The 22-year-old was part of a sterling defensive effort, but this game was still a condemnation for Rangers. Ian Black struck the post twice in the second-half, but mostly the manager scowled as he agitated around the technical area, driven to exasperation by the poor quality of his players' finishing and final ball. "They lacked a bit of urgency," said Crawford. "They didn't have as much going forward as Rangers supporters would like."

The goals were a stark contrast, since Alan Campbell diverted a Templeton cross beyond his own goalkeeper just before half-time, then David Gray struck a ferocious effort from 30 yards that flew beyond Neil Alexander and into the net off the underside of the bar in the 90th minute. With Lewis MacLeod stretchered off with a knee injury in the first-half, Rangers lacked dynamism in midfield, which would also be punished at Tannadice.

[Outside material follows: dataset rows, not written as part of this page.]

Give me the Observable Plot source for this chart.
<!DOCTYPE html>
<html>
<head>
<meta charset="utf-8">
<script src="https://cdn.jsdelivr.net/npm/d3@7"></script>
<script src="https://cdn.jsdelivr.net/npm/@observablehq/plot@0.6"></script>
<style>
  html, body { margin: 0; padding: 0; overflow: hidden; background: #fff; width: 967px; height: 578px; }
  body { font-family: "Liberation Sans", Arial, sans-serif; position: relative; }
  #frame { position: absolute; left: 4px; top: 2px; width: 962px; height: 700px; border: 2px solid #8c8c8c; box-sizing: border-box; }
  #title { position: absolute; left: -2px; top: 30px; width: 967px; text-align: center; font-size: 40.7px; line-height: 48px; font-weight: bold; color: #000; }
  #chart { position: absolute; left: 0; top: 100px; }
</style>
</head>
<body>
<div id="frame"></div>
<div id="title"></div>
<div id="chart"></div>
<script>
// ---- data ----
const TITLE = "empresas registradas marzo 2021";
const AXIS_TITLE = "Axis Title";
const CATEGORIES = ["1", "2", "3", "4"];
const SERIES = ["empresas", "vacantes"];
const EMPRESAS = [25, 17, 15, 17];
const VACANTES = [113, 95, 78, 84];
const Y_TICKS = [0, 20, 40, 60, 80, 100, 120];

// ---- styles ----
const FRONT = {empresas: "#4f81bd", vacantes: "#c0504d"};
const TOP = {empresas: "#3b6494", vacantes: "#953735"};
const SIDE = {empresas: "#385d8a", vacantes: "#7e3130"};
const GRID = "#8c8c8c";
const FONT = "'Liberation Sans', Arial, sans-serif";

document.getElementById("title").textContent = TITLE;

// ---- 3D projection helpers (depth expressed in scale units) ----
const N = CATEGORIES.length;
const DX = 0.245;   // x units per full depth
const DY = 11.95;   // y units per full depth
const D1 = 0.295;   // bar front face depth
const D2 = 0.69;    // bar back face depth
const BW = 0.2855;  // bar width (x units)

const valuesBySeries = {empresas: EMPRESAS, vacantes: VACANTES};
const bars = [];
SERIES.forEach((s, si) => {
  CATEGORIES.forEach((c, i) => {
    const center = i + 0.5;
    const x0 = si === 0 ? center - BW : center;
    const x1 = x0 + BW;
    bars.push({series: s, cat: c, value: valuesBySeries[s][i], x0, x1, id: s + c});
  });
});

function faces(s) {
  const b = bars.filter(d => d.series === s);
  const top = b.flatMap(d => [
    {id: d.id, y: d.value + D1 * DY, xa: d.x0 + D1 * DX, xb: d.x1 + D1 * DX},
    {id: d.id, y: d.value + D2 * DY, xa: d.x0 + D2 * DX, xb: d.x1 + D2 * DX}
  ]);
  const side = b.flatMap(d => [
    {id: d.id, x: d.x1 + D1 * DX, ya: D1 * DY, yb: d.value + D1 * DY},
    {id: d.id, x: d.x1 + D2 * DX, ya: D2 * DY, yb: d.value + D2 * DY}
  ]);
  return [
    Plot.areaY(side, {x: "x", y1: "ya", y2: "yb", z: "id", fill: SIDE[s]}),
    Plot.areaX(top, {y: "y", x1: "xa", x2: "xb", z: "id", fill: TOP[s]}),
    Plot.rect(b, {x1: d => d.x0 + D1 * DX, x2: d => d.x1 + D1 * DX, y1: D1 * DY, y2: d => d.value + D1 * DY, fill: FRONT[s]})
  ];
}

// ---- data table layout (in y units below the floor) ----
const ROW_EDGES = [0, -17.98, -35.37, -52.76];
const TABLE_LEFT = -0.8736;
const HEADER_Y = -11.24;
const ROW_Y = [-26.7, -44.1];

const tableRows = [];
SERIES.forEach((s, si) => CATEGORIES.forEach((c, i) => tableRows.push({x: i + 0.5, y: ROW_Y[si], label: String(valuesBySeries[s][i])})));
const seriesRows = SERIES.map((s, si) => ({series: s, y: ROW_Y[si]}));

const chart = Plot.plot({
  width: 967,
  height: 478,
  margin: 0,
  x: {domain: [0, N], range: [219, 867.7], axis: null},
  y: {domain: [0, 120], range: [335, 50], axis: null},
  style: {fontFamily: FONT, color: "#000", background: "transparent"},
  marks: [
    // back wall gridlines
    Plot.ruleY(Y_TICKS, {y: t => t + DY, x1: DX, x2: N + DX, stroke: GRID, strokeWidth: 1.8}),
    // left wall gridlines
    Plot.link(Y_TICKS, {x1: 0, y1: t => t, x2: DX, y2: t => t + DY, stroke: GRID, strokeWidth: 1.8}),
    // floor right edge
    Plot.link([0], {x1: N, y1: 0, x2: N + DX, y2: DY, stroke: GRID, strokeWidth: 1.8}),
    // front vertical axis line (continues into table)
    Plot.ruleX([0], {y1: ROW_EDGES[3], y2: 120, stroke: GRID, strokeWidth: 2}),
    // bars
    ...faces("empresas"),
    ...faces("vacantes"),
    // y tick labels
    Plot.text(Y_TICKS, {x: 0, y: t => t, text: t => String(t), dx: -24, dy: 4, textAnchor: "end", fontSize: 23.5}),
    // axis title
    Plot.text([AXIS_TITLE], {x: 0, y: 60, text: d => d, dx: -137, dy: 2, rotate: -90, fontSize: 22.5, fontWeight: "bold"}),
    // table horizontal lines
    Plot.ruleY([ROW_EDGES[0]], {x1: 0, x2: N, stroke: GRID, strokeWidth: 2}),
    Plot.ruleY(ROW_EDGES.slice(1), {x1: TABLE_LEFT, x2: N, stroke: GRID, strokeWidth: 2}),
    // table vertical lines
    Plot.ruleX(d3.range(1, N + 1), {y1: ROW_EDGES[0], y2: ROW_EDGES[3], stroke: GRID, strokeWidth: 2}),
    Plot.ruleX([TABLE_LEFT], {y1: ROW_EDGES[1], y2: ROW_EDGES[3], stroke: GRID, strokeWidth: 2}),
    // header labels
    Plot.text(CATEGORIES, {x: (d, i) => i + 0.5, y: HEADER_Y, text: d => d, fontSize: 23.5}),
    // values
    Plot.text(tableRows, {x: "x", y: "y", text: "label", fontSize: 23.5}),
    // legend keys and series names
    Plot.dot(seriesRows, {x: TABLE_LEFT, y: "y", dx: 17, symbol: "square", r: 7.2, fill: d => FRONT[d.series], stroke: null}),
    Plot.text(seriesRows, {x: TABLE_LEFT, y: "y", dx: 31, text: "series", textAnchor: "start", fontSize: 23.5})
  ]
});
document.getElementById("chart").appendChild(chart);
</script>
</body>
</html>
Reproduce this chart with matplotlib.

"I'm pretty sure that everyone will be writing us off, so it is up to us to try to prove everyone wrong," said Wallace. "We will be solely focused on what happens on the pitch because we need to bounce back"

There was a poignant moment, when a piper's lament silenced the crowd in the 54th minute in memory of Robert Learmonth, the Rangers fan who passed away during the recent game against Berwick. In truth, the home fans impressed more than the team. "I've never been clapped off the park," said Crawford. "I had a draw with Aberdeen here, but I don't expect them to clap Aberdeen off."